## Exercise
Your task is to copy the listing exactly. Drop any pictures from the copy.
▼▼▼
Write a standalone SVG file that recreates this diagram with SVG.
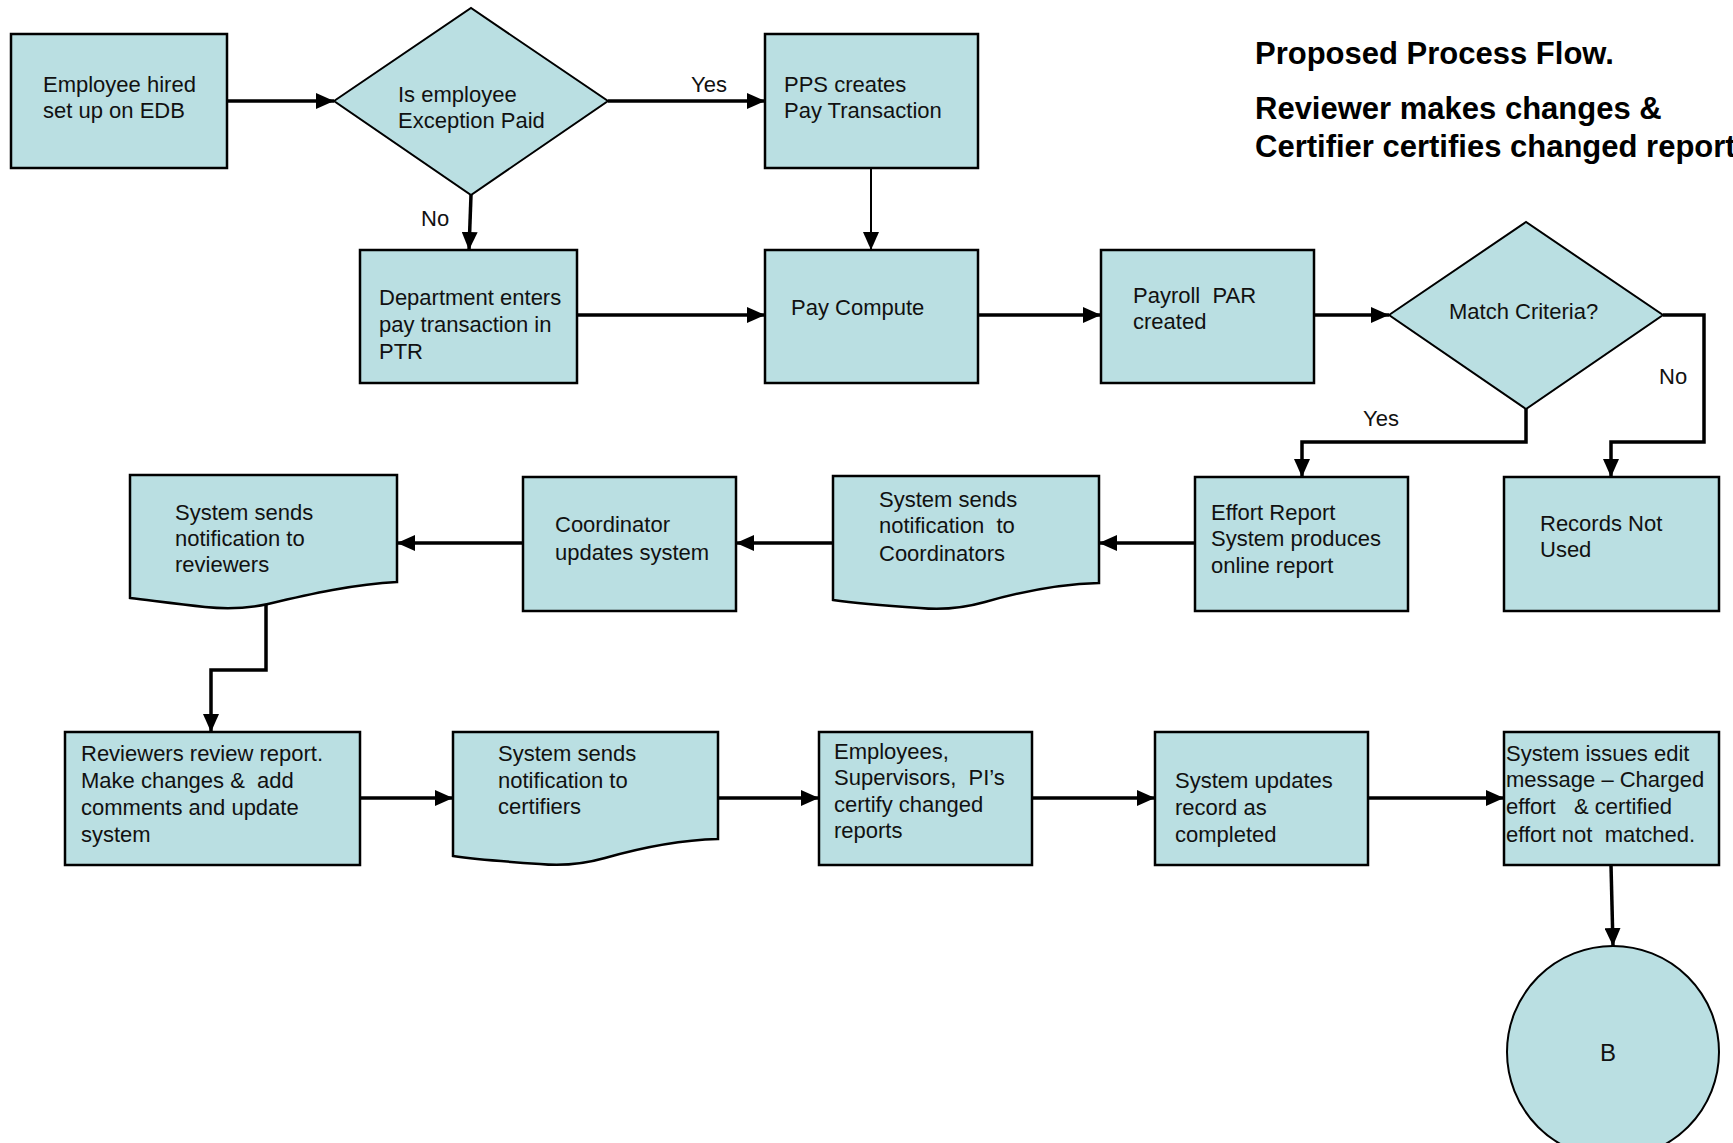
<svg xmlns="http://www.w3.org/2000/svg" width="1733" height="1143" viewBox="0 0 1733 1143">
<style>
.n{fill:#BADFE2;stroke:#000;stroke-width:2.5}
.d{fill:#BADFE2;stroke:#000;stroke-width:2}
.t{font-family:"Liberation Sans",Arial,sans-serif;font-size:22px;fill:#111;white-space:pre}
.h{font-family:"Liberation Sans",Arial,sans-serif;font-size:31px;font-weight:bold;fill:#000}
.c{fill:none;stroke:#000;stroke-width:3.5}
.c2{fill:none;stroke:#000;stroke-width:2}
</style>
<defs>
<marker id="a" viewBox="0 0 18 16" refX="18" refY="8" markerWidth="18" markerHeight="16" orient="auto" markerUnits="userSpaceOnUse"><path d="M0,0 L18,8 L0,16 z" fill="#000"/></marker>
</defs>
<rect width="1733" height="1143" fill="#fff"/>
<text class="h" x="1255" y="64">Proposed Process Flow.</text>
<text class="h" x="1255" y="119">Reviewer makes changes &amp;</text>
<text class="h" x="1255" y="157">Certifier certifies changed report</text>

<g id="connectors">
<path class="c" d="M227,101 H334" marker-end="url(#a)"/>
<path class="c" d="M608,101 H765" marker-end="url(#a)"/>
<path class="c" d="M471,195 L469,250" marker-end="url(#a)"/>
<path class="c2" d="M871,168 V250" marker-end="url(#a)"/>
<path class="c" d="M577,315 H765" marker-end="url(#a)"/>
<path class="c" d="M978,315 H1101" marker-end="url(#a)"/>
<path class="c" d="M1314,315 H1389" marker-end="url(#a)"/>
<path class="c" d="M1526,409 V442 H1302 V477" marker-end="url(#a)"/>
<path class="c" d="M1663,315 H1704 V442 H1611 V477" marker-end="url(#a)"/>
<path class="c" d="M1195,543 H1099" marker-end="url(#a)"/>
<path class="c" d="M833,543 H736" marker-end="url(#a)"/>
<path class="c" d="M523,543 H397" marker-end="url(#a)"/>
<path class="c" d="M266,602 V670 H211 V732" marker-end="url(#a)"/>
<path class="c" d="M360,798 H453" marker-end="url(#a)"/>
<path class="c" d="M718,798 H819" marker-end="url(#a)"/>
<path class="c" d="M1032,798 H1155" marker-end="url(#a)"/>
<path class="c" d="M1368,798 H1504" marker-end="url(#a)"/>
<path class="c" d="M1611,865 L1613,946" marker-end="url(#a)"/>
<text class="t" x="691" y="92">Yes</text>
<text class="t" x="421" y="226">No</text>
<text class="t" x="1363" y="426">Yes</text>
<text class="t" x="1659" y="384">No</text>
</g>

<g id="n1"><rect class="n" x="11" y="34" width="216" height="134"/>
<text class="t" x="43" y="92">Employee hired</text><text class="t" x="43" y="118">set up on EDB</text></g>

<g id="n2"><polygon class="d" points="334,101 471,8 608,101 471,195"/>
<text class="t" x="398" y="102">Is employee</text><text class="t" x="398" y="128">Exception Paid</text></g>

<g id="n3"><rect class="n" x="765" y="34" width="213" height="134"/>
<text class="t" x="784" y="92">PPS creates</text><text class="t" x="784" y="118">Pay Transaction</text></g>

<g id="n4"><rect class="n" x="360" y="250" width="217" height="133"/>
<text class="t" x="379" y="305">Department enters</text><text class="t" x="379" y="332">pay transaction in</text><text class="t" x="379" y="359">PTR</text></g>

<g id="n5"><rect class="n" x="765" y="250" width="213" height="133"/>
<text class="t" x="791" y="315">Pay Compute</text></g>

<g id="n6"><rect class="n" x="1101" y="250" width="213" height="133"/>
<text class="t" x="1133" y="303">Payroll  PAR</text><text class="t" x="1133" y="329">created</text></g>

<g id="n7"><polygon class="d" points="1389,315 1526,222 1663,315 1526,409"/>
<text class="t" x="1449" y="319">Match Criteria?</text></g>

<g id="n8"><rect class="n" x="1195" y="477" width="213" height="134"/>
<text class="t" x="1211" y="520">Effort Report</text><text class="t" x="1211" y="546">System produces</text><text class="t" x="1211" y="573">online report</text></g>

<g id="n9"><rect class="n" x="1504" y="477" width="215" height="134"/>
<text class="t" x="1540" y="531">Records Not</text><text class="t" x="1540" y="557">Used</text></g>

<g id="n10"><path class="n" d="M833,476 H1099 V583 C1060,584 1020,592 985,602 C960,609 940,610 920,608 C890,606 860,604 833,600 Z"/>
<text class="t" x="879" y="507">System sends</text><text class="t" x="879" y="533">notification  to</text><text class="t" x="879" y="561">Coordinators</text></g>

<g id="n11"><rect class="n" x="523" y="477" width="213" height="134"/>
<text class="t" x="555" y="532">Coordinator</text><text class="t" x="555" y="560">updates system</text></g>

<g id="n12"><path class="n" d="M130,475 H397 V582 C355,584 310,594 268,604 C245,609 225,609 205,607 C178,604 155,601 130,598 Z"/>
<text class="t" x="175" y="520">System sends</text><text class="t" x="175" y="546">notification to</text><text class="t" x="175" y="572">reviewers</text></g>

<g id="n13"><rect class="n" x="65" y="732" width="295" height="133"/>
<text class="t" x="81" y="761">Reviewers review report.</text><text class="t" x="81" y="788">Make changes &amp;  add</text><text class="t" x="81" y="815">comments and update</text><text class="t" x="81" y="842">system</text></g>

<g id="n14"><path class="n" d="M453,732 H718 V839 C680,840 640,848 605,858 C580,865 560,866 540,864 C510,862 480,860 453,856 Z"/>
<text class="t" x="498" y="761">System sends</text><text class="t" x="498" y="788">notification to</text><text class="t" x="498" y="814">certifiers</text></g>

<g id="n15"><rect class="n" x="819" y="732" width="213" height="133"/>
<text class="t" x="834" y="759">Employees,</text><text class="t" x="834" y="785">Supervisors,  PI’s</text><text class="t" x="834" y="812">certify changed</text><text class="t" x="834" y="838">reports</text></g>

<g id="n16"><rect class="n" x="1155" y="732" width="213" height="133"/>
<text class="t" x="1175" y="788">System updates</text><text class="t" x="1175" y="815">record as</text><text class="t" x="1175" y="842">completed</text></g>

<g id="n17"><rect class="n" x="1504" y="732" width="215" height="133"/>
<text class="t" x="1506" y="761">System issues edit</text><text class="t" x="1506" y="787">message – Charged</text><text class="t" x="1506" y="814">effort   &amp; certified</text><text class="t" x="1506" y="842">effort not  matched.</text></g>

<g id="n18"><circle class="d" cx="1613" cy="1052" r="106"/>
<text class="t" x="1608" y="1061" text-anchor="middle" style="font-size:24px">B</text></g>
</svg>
▲▲▲
## Task answer
Write a standalone SVG file that recreates this diagram with SVG.
<svg xmlns="http://www.w3.org/2000/svg" width="1733" height="1143" viewBox="0 0 1733 1143">
<style>
.n{fill:#BADFE2;stroke:#000;stroke-width:2.5}
.d{fill:#BADFE2;stroke:#000;stroke-width:2}
.t{font-family:"Liberation Sans",Arial,sans-serif;font-size:22px;fill:#111;white-space:pre}
.h{font-family:"Liberation Sans",Arial,sans-serif;font-size:31px;font-weight:bold;fill:#000}
.c{fill:none;stroke:#000;stroke-width:3.5}
.c2{fill:none;stroke:#000;stroke-width:2}
</style>
<defs>
<marker id="a" viewBox="0 0 18 16" refX="18" refY="8" markerWidth="18" markerHeight="16" orient="auto" markerUnits="userSpaceOnUse"><path d="M0,0 L18,8 L0,16 z" fill="#000"/></marker>
</defs>
<rect width="1733" height="1143" fill="#fff"/>
<text class="h" x="1255" y="64">Proposed Process Flow.</text>
<text class="h" x="1255" y="119">Reviewer makes changes &amp;</text>
<text class="h" x="1255" y="157">Certifier certifies changed report</text>

<g id="connectors">
<path class="c" d="M227,101 H334" marker-end="url(#a)"/>
<path class="c" d="M608,101 H765" marker-end="url(#a)"/>
<path class="c" d="M471,195 L469,250" marker-end="url(#a)"/>
<path class="c2" d="M871,168 V250" marker-end="url(#a)"/>
<path class="c" d="M577,315 H765" marker-end="url(#a)"/>
<path class="c" d="M978,315 H1101" marker-end="url(#a)"/>
<path class="c" d="M1314,315 H1389" marker-end="url(#a)"/>
<path class="c" d="M1526,409 V442 H1302 V477" marker-end="url(#a)"/>
<path class="c" d="M1663,315 H1704 V442 H1611 V477" marker-end="url(#a)"/>
<path class="c" d="M1195,543 H1099" marker-end="url(#a)"/>
<path class="c" d="M833,543 H736" marker-end="url(#a)"/>
<path class="c" d="M523,543 H397" marker-end="url(#a)"/>
<path class="c" d="M266,602 V670 H211 V732" marker-end="url(#a)"/>
<path class="c" d="M360,798 H453" marker-end="url(#a)"/>
<path class="c" d="M718,798 H819" marker-end="url(#a)"/>
<path class="c" d="M1032,798 H1155" marker-end="url(#a)"/>
<path class="c" d="M1368,798 H1504" marker-end="url(#a)"/>
<path class="c" d="M1611,865 L1613,946" marker-end="url(#a)"/>
<text class="t" x="691" y="92">Yes</text>
<text class="t" x="421" y="226">No</text>
<text class="t" x="1363" y="426">Yes</text>
<text class="t" x="1659" y="384">No</text>
</g>

<g id="n1"><rect class="n" x="11" y="34" width="216" height="134"/>
<text class="t" x="43" y="92">Employee hired</text><text class="t" x="43" y="118">set up on EDB</text></g>

<g id="n2"><polygon class="d" points="334,101 471,8 608,101 471,195"/>
<text class="t" x="398" y="102">Is employee</text><text class="t" x="398" y="128">Exception Paid</text></g>

<g id="n3"><rect class="n" x="765" y="34" width="213" height="134"/>
<text class="t" x="784" y="92">PPS creates</text><text class="t" x="784" y="118">Pay Transaction</text></g>

<g id="n4"><rect class="n" x="360" y="250" width="217" height="133"/>
<text class="t" x="379" y="305">Department enters</text><text class="t" x="379" y="332">pay transaction in</text><text class="t" x="379" y="359">PTR</text></g>

<g id="n5"><rect class="n" x="765" y="250" width="213" height="133"/>
<text class="t" x="791" y="315">Pay Compute</text></g>

<g id="n6"><rect class="n" x="1101" y="250" width="213" height="133"/>
<text class="t" x="1133" y="303">Payroll  PAR</text><text class="t" x="1133" y="329">created</text></g>

<g id="n7"><polygon class="d" points="1389,315 1526,222 1663,315 1526,409"/>
<text class="t" x="1449" y="319">Match Criteria?</text></g>

<g id="n8"><rect class="n" x="1195" y="477" width="213" height="134"/>
<text class="t" x="1211" y="520">Effort Report</text><text class="t" x="1211" y="546">System produces</text><text class="t" x="1211" y="573">online report</text></g>

<g id="n9"><rect class="n" x="1504" y="477" width="215" height="134"/>
<text class="t" x="1540" y="531">Records Not</text><text class="t" x="1540" y="557">Used</text></g>

<g id="n10"><path class="n" d="M833,476 H1099 V583 C1060,584 1020,592 985,602 C960,609 940,610 920,608 C890,606 860,604 833,600 Z"/>
<text class="t" x="879" y="507">System sends</text><text class="t" x="879" y="533">notification  to</text><text class="t" x="879" y="561">Coordinators</text></g>

<g id="n11"><rect class="n" x="523" y="477" width="213" height="134"/>
<text class="t" x="555" y="532">Coordinator</text><text class="t" x="555" y="560">updates system</text></g>

<g id="n12"><path class="n" d="M130,475 H397 V582 C355,584 310,594 268,604 C245,609 225,609 205,607 C178,604 155,601 130,598 Z"/>
<text class="t" x="175" y="520">System sends</text><text class="t" x="175" y="546">notification to</text><text class="t" x="175" y="572">reviewers</text></g>

<g id="n13"><rect class="n" x="65" y="732" width="295" height="133"/>
<text class="t" x="81" y="761">Reviewers review report.</text><text class="t" x="81" y="788">Make changes &amp;  add</text><text class="t" x="81" y="815">comments and update</text><text class="t" x="81" y="842">system</text></g>

<g id="n14"><path class="n" d="M453,732 H718 V839 C680,840 640,848 605,858 C580,865 560,866 540,864 C510,862 480,860 453,856 Z"/>
<text class="t" x="498" y="761">System sends</text><text class="t" x="498" y="788">notification to</text><text class="t" x="498" y="814">certifiers</text></g>

<g id="n15"><rect class="n" x="819" y="732" width="213" height="133"/>
<text class="t" x="834" y="759">Employees,</text><text class="t" x="834" y="785">Supervisors,  PI’s</text><text class="t" x="834" y="812">certify changed</text><text class="t" x="834" y="838">reports</text></g>

<g id="n16"><rect class="n" x="1155" y="732" width="213" height="133"/>
<text class="t" x="1175" y="788">System updates</text><text class="t" x="1175" y="815">record as</text><text class="t" x="1175" y="842">completed</text></g>

<g id="n17"><rect class="n" x="1504" y="732" width="215" height="133"/>
<text class="t" x="1506" y="761">System issues edit</text><text class="t" x="1506" y="787">message – Charged</text><text class="t" x="1506" y="814">effort   &amp; certified</text><text class="t" x="1506" y="842">effort not  matched.</text></g>

<g id="n18"><circle class="d" cx="1613" cy="1052" r="106"/>
<text class="t" x="1608" y="1061" text-anchor="middle" style="font-size:24px">B</text></g>
</svg>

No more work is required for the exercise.